Earlier today, Google officially unveiled the new Pixel family of smartphones – the 5.0-inch Pixel and the 5.5-inch Pixel XL. These two devices are similar in some respects: both benefit from a metal unibody chassis with 2.5D Gorilla Glass 4, the Qualcomm Snapdragon 821 chipset backed up by 4 GB of RAM, a choice of either 32 GB or 128 GB of local storage, a 12.3-megapixel rear camera and an 8-megapixel front-facing camera combination. Both boxes contain a 18-watt USB-C adapter, a USB A to USB C cable, a USB C to USB C cable, the SIM adapter and the quick switch adapter. The quick switch adapter is designed to help customers set up their new Pixel device by connecting their old smartphone, which may be either an Android or an Apple iOS device, to the Pixel via the charging and data cable. During the presentation for the Google Pixel family of smartphones, Google made it quite clear that they were aiming some aspects of the new Pixel at iPhone customers including how the new Google devices come with a 3.5 mm headphone socket. Google are also including an iOS data transfer function as part of the Pixel, which works with both the iPhone and the iPad.
In the detail, Google warn that the Pixel should have at least 50% of battery before starting the process. For customers moving from the Apple iPhone (or the iPad), this must be running Apple iOS 8 or later (so customers using the old 2012 Apple iPhone 4, or older, are out of luck); for customers using an Android device, Google notes that most devices running at least Android 5.0 Lollipop should be supported including the last two generations of Nexus smartphone. Google’s support documentation explains that customers moving from the iPhone should deregister from Apple iMessage and Apple Facetime before starting the process (but goes on to say that should customers not do this, they may contact Apple to remove their device registration separately).
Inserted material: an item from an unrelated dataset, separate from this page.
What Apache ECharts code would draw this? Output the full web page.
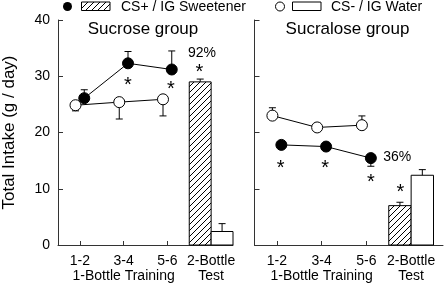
<!DOCTYPE html>
<html><head><meta charset="utf-8">
<script src="https://cdn.jsdelivr.net/npm/echarts@6/dist/echarts.min.js"></script>
<style>html,body{margin:0;padding:0;background:#fff}#c{width:444px;height:284px}</style>
</head><body><div id="c"></div>
<script>
// ---------- data ----------
const periodLabels = ['1-2', '3-4', '5-6', '2-Bottle\nTest'];
const phaseLabel = '1-Bottle Training';
const yTicks = [0, 10, 20, 30, 40];

// Sucrose group
const sucroseCSplus = [26.1, 32.3, 31.2];
const sucroseCSplusErr = [1.5, 2.1, 3.3];
const sucroseCSminus = [24.85, 25.4, 25.9];
const sucroseCSminusErr = [1.0, 3.0, 2.95];
const sucroseTest = [29.0, 2.4];          // [CS+, CS-]
const sucroseTestErr = [0.5, 1.4];
const sucrosePct = '92%';
const sucroseSig = [[1.6, 29.0], [2.58, 28.3], [3.23, 31.3]];

// Sucralose group
const sucraloseCSplus = [17.8, 17.5, 15.45];
const sucraloseCSplusErr = [0.4, 0.4, 1.45];
const sucraloseCSminus = [23.0, 20.9, 21.3];
const sucraloseCSminusErr = [1.4, 0.5, 1.65];
const sucraloseTest = [7.0, 12.4];
const sucraloseTestErr = [0.6, 1.0];
const sucralosePct = '36%';
const sucraloseSig = [[0.585, 14.4], [1.58, 14.4], [2.6, 11.9], [3.26, 10.1]];

// ---------- helpers ----------
const FONT = 'Liberation Sans, Arial, sans-serif';
function hatch() {
  const c = document.createElement('canvas');
  c.width = 6; c.height = 6;
  const g = c.getContext('2d');
  g.fillStyle = '#fff'; g.fillRect(0, 0, 6, 6);
  g.strokeStyle = '#000'; g.lineWidth = 1;
  g.beginPath();
  g.moveTo(-1, 7); g.lineTo(7, -1);
  g.moveTo(-4, 4); g.lineTo(4, -4);
  g.moveTo(2, 10); g.lineTo(10, 2);
  g.stroke();
  return { image: c, repeat: 'repeat' };
}
const HATCH = hatch();
const OFF = 0.1;

function pts(vals, off) { return vals.map((v, i) => [i + 0.5 + off, v]); }
function errs(vals, e, off, dir) { return vals.map((v, i) => [i + 0.5 + off, v, v + dir * e[i]]); }

function errorSeries(idx, data) {
  return {
    type: 'custom', xAxisIndex: idx, yAxisIndex: idx, z: 2, silent: true,
    encode: { x: 0, y: [1, 2] }, data,
    renderItem(params, api) {
      const a = api.coord([api.value(0), api.value(1)]);
      const b = api.coord([api.value(0), api.value(2)]);
      const st = { stroke: '#000', lineWidth: 1 };
      return { type: 'group', children: [
        { type: 'line', shape: { x1: a[0], y1: a[1], x2: b[0], y2: b[1] }, style: st },
        { type: 'line', shape: { x1: b[0] - 3.5, y1: b[1], x2: b[0] + 3.5, y2: b[1] }, style: st }
      ]};
    }
  };
}
function barSeries(idx, test) {
  const data = [[3, 3.5, test[0], 0], [3.5, 4, test[1], 1]];
  return {
    type: 'custom', xAxisIndex: idx, yAxisIndex: idx, z: 1, silent: true,
    encode: { x: [0, 1], y: 2 }, data,
    renderItem(params, api) {
      const p0 = api.coord([api.value(0), api.value(2)]);
      const p1 = api.coord([api.value(1), 0]);
      const hatched = api.value(3) === 0;
      return { type: 'rect',
        shape: { x: p0[0], y: p0[1], width: p1[0] - p0[0], height: p1[1] - p0[1] },
        style: { fill: hatched ? HATCH : '#fff', stroke: '#000', lineWidth: 1 } };
    }
  };
}
function lineSeries(idx, data, filled) {
  return {
    type: 'line', xAxisIndex: idx, yAxisIndex: idx, z: 3, silent: true, data,
    symbol: 'circle', symbolSize: 11, showAllSymbol: true,
    lineStyle: { color: '#000', width: 1 },
    itemStyle: { color: filled ? '#000' : '#fff', borderColor: '#000', borderWidth: 1 }
  };
}
function textSeries(idx, data, text, size, dy) {
  return {
    type: 'custom', xAxisIndex: idx, yAxisIndex: idx, z: 4, silent: true,
    encode: { x: 0, y: 1 }, data,
    renderItem(params, api) {
      const p = api.coord([api.value(0), api.value(1)]);
      return { type: 'text', x: p[0], y: p[1] + dy,
        style: { text, font: size + 'px ' + FONT, fill: '#000', align: 'center', verticalAlign: 'middle' } };
    }
  };
}

function xAxis(idx, max) {
  return {
    type: 'value', gridIndex: idx, min: 0, max,
    axisLine: { show: true, lineStyle: { color: '#333', width: 1 } },
    axisTick: { show: true, inside: true, length: 4, customValues: [0.5, 1.5, 2.5], lineStyle: { color: '#333' } },
    axisLabel: { show: true, customValues: [0.5, 1.5, 2.5, 3.5], margin: 9,
      showMinLabel: true, showMaxLabel: true, hideOverlap: false,
      formatter: v => periodLabels[Math.round(v - 0.5)],
      fontSize: 14, lineHeight: 15, color: '#000', fontFamily: FONT },
    splitLine: { show: false }
  };
}
function phaseAxis(idx, max) {
  return {
    type: 'value', gridIndex: idx, min: 0, max, position: 'bottom', offset: 0,
    axisLine: { show: false }, axisTick: { show: false }, splitLine: { show: false },
    axisLabel: { show: true, customValues: [1.5], margin: 24, formatter: () => phaseLabel,
      showMinLabel: true, showMaxLabel: true,
      fontSize: 14, lineHeight: 15, color: '#000', fontFamily: FONT }
  };
}
function yAxis(idx, showLabels) {
  return {
    type: 'value', gridIndex: idx, min: 0, max: 40, interval: 10,
    axisLine: { show: true, lineStyle: { color: '#333', width: 1 } },
    axisTick: { show: true, inside: true, length: 5, lineStyle: { color: '#333' } },
    axisLabel: { show: showLabels, margin: 8, fontSize: 14, color: '#000', fontFamily: FONT,
      showMinLabel: true, showMaxLabel: true },
    splitLine: { show: false },
    name: showLabels ? 'Total Intake (g / day)' : '',
    nameLocation: 'middle', nameGap: 40, nameRotate: 90,
    nameTextStyle: { fontSize: 17, color: '#000', fontFamily: FONT }
  };
}

const chart = echarts.init(document.getElementById('c'), null, { renderer: 'canvas' });
chart.setOption({
  animation: false,
  backgroundColor: '#fff',
  grid: [
    { left: 54, width: 179, top: 20, bottom: 38.7 },
    { left: 254.5, right: 1, top: 20, bottom: 38.7 }
  ],
  xAxis: [xAxis(0, 4), xAxis(1, 4.212), phaseAxis(0, 4), phaseAxis(1, 4.212)],
  yAxis: [yAxis(0, true), yAxis(1, false)],
  graphic: [
    { type: 'text', x: 143, y: 29, style: { text: 'Sucrose group', font: '17px ' + FONT, fill: '#000', align: 'center', verticalAlign: 'middle' } },
    { type: 'text', x: 347.5, y: 29, style: { text: 'Sucralose group', font: '17px ' + FONT, fill: '#000', align: 'center', verticalAlign: 'middle' } },
    { type: 'circle', shape: { cx: 67.5, cy: 6.5, r: 4.5 }, style: { fill: '#000' } },
    { type: 'rect', shape: { x: 81.5, y: 2, width: 28.5, height: 8.5 }, style: { fill: HATCH, stroke: '#000', lineWidth: 1 } },
    { type: 'text', x: 121, y: 7, style: { text: 'CS+ / IG Sweetener', font: '14px ' + FONT, fill: '#000', align: 'left', verticalAlign: 'middle' } },
    { type: 'circle', shape: { cx: 280, cy: 6.5, r: 4.5 }, style: { fill: '#fff', stroke: '#000', lineWidth: 1 } },
    { type: 'rect', shape: { x: 292.5, y: 2, width: 28.5, height: 8.5 }, style: { fill: '#fff', stroke: '#000', lineWidth: 1 } },
    { type: 'text', x: 331, y: 7, style: { text: 'CS- / IG Water', font: '14px ' + FONT, fill: '#000', align: 'left', verticalAlign: 'middle' } }
  ],
  series: [
    barSeries(0, sucroseTest),
    errorSeries(0, [[3.25, sucroseTest[0], sucroseTest[0] + sucroseTestErr[0]], [3.75, sucroseTest[1], sucroseTest[1] + sucroseTestErr[1]]]),
    errorSeries(0, errs(sucroseCSplus, sucroseCSplusErr, OFF, 1)),
    errorSeries(0, errs(sucroseCSminus, sucroseCSminusErr, -OFF, -1)),
    lineSeries(0, pts(sucroseCSminus, -OFF), false),
    lineSeries(0, pts(sucroseCSplus, OFF), true),
    textSeries(0, sucroseSig, '*', 20, 4),
    textSeries(0, [[3.29, 34.1]], sucrosePct, 14, 0),

    barSeries(1, sucraloseTest),
    errorSeries(1, [[3.25, sucraloseTest[0], sucraloseTest[0] + sucraloseTestErr[0]], [3.75, sucraloseTest[1], sucraloseTest[1] + sucraloseTestErr[1]]]),
    errorSeries(1, errs(sucraloseCSplus, sucraloseCSplusErr, OFF, -1)),
    errorSeries(1, errs(sucraloseCSminus, sucraloseCSminusErr, -OFF, 1)),
    lineSeries(1, pts(sucraloseCSminus, -OFF), false),
    lineSeries(1, pts(sucraloseCSplus, OFF), true),
    textSeries(1, sucraloseSig, '*', 20, 4),
    textSeries(1, [[3.19, 15.55]], sucralosePct, 14, 0)
  ]
});
</script></body></html>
To start the process, simply attach the old ‘phone to the new one via the included Smart switch adapter and follow the on-screen prompts. Customers have the choice of what information to pull across from the old device to the new Pixel.
Google have been including device transfer technology as part of Android for some time now, including the ability to set up a local device from the old device, plus of course signing into a Gmail account provides customers the option to restore some settings. It’s good news that Google have worked to improve this as it is one less barrier for a customer migrating from an old device to a new one, and kudos for Google in including the adapter with every device.